Bild: Auf Linie gebracht
„Weder in Europa noch in anderen Ländern sind die Medien so frei wie die
Presse in der Türkei.“ So pflegt der türkische Präsident Tayyip Erdoğan d…
Kritik des Westens an der türkischen Regierung zu entgegnen. Der türkische
Justizminister Bekir Bozdağ dagegen beantwortet Fragen zu Pressefreiheit
und inhaftierten Journalisten, indem er anmerkt: „Niemand sitzt im
Gefängnis, weil er seinen Job als Journalist gemacht hat“. Wer Berichte
macht, die der Regierung nicht passen, wird ohnehin als Terrorist
verhaftet.
Beide haben recht, denn die AKP-Regierung hat sowohl die Pressefreiheit als
auch den Journalismus neu definiert – auf eine ihr genehme Weise. Erdoğan
hat nicht nur den Staatssender TRT unter seine Kontrolle gebracht, er hat
sich durch einen von AKP-nahen Geschäftsleuten eingerichteten Fonds beinahe
aller Medien bemächtigt.
Abgehörte Telefongespräche, die 2014 an die Öffentlichkeit gelangten,
belegen genau dies. Demnach sorgte Erdoğan persönlich dafür, dass
verschiedene Unternehmer, die zuvor nie mit Medien zu tun hatten, in einen
gemeinsamen Topf einzahlten und die Bildung der regierungstreuen
sogenannten Pool-Medien ermöglichten, die heute die öffentliche Meinung
beherrschen.
Gemeinsam mit diesen Medien, die einseitig regierungsloyal berichten,
besteht die türkische Medienlandschaft heute mehrheitlich aus Zeitungen und
Fernsehsendern, die Propaganda für die AKP machen. Wiederum gemäß den 2014
veröffentlichten Telefonmitschnitten war es der damalige Verkehrsminister
und heutige Premierminister Binali Yıldırım, der das AKP-Projekt der
Medien-Gleichschaltung leitete.
## Medienmonopol auf Erdoğans Anordnung
Die Mitschnitte belegen, dass die Inhaber der Konzerne, zumeist aus dem
Bausektor, nicht daran interessiert waren, in das unprofitable
Mediengeschäft einzusteigen, Erdoğan sie aber nötigte, und zwar persönlich.

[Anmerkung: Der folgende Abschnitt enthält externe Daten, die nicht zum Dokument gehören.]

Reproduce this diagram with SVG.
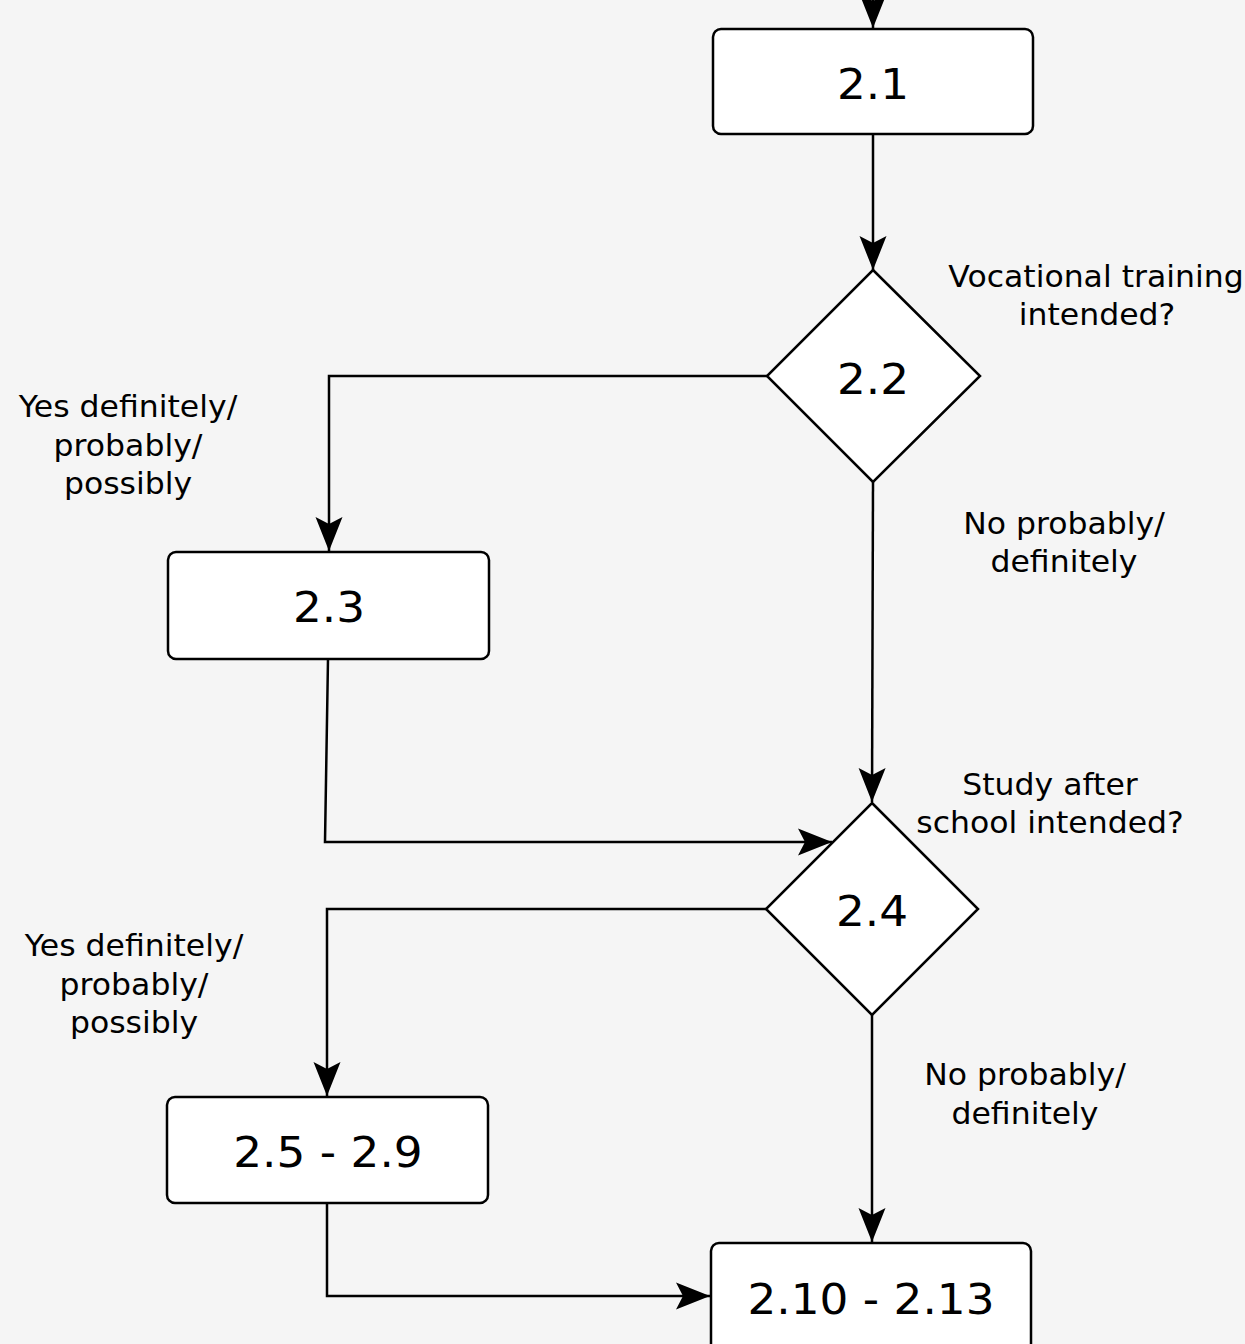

Unwillige wurden an Ausschreibungen erinnert, die ihnen zugeschanzt worden
waren oder noch werden würden.
Neben den auf Erdoğans Anordnung gebildeten Pool-Medien sind in der Türkei
vor allem die Zeitungen Sabah, Yeni Şafak, Türkiye, Güneş, Akşam, Star,
Takvim, Yeni Akit, Haber Türk, Milliyet und Vatan auf Regierungslinie.
Bei den Fernsehsendern sind es ATV, A Haber, TGRT, 360, Beyaz TV, Kanal 24,
Kanal 7, Ülke TV, TV Net, Star TV, NTV, Show TV, Habertürk, e-2, Bloomberg
HT und alle Sender der staatlichen Rundfunk- und Fernsehanstalt TRT. Alle
diese Sender werden auch in Deutschland empfangen, wo viele Menschen mit
türkischem Migrationshintergrund leben.
## Auch Deutschland fällt in die Gruppe der „Verräter“
Diese Medien sind in ihrer Programmgestaltung frei. Für sie sind alle, die
die Regierung unterstützen, Patrioten, alle anderen sind
Vaterlandsverräter. Auch Deutschland und Europa fallen in die Gruppe der
Verräter oder gar der intriganten Gegner. Kürzlich veröffentlichte die
Zeitung Yeni Şafak etwa einen Bericht, in dem der Deutschen Bank die Schuld
am Rekordabsturz der türkischen Lira zugeschrieben wurde.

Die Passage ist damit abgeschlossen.